自分好みの日本酒見つけよう 味と香りで4タイプ
発泡性の日本酒も人気
「自分の好みはどんな味だろう?」。ザ・リッツ・カールトン東京(東京都港区)の日本料理店「ひのきざか」で、2月から提供を始めた「利き酒セット」(2000円)が好評だ。日替わりの3種類を、利き酒師の説明を聞きながら飲み比べできる。
友人と来店した都内在住の会社員、青木葉子さんは、風味の違いを楽しんだ。「こんなに味が違うなんて、びっくり」
日本酒を造る酒蔵は全国に1500カ所以上あり、4万~5万種の銘柄が存在する。このうち一定の条件を満たしたお酒は、ラベルに「純米酒」「大吟醸酒」などの「特定名称」を書くことができる。特定名称は酒造りの際に米を削った割合(精米歩合)などの基準に応じて8種類ある。
アルコールを添加せず、米と米麹(こうじ)のみで醸造したお酒を「純米系」という。米由来のふくよかなうまみが特徴で、日本酒の原点といえる。一方、醸造アルコールを添加したものには「本醸造酒」「吟醸酒」などがあり、すっきり透明感のある味が多い。
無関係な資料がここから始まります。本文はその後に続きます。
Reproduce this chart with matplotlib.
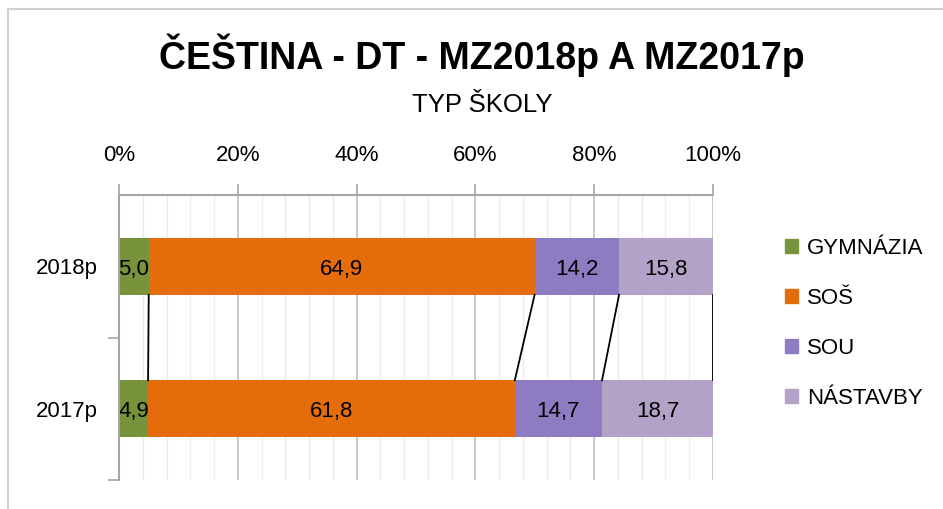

日本酒を味と香りで4タイプに分ける方法も目安になる。華やかな香りの「薫(くん)酒」、フレッシュで軽快な味の「爽(そう)酒」、どっしりとしたコク、複雑な香りの「熟酒」、まろやかな米のうまみがある「醇(じゅん)酒」だ。
それぞれには相性のよい料理がある。薫酒はヒラメの昆布締め、山菜の天ぷらなど素材の味を生かした料理、醇酒は筑前煮や酢豚、ステーキなどコクのある料理と相性が良い。
日本酒のアルコール度数は15%ほど。「強すぎる」と思う人は、低アルコールタイプを試してもいいだろう。
最近は発泡性の日本酒も人気だ。たとえば宝酒造の「澪(みお)」はアルコール度数が5%。ほんのり甘口で女性にも飲みやすい。発泡性の日本酒は米国など海外での人気も高まっている。
合間に水 楽しく酔って
2月上旬。「鶴齢(かくれい)」の蔵元、青木酒造(新潟県南魚沼市)では朝6時から酒造りが始まった。原料は米と水。米を蒸し、麹で米のデンプンを糖化し、酵母の力で発酵させる。雪や雨が山に降り、長い時間をかけて湧き出した伏流水を、同社は地下80メートルからくみ上げている。水は酒造りの生命線だ。
米の出来具合や気温などで、味やアルコール度数が変わる。1カ月以上かけて、おいしく出来上がるのを待つ。
蔵元からのメッセージは、瓶のラベルに込められている。「コクのある辛口」など味わいの特徴や、おいしい飲み方などが書いてあることも。自分に合う日本酒を探すには、ラベルをよく見るか、酒販店や料理店で店員に聞くといい。
酒席を楽しむために、マナーも知っておこう。お酌をし合いながら飲むのが作法。相手のおちょこを確認し、3分の1以下になったら勧める。注ぐのは8分目まで。受け手は勧められたら、飲み干す必要はないが一口飲んでから注いでもらう。
注いでもらったらお礼を伝え、一口つけてから杯を机に置く。一気飲みや無理強いは厳禁。食事をし、合間に水を飲みながら楽しむと深酔いをしにくくなる。自分の適正な酒量を知り、飲み過ぎに注意しよう。
秋から冬の熱かんには濃厚でまろやかな味のお酒が向く。春から初夏には華やかな香り、暑い夏にはフレッシュな味のお酒を冷やして飲むとおいしい。冬から春にかけては、新酒が店頭に出回る。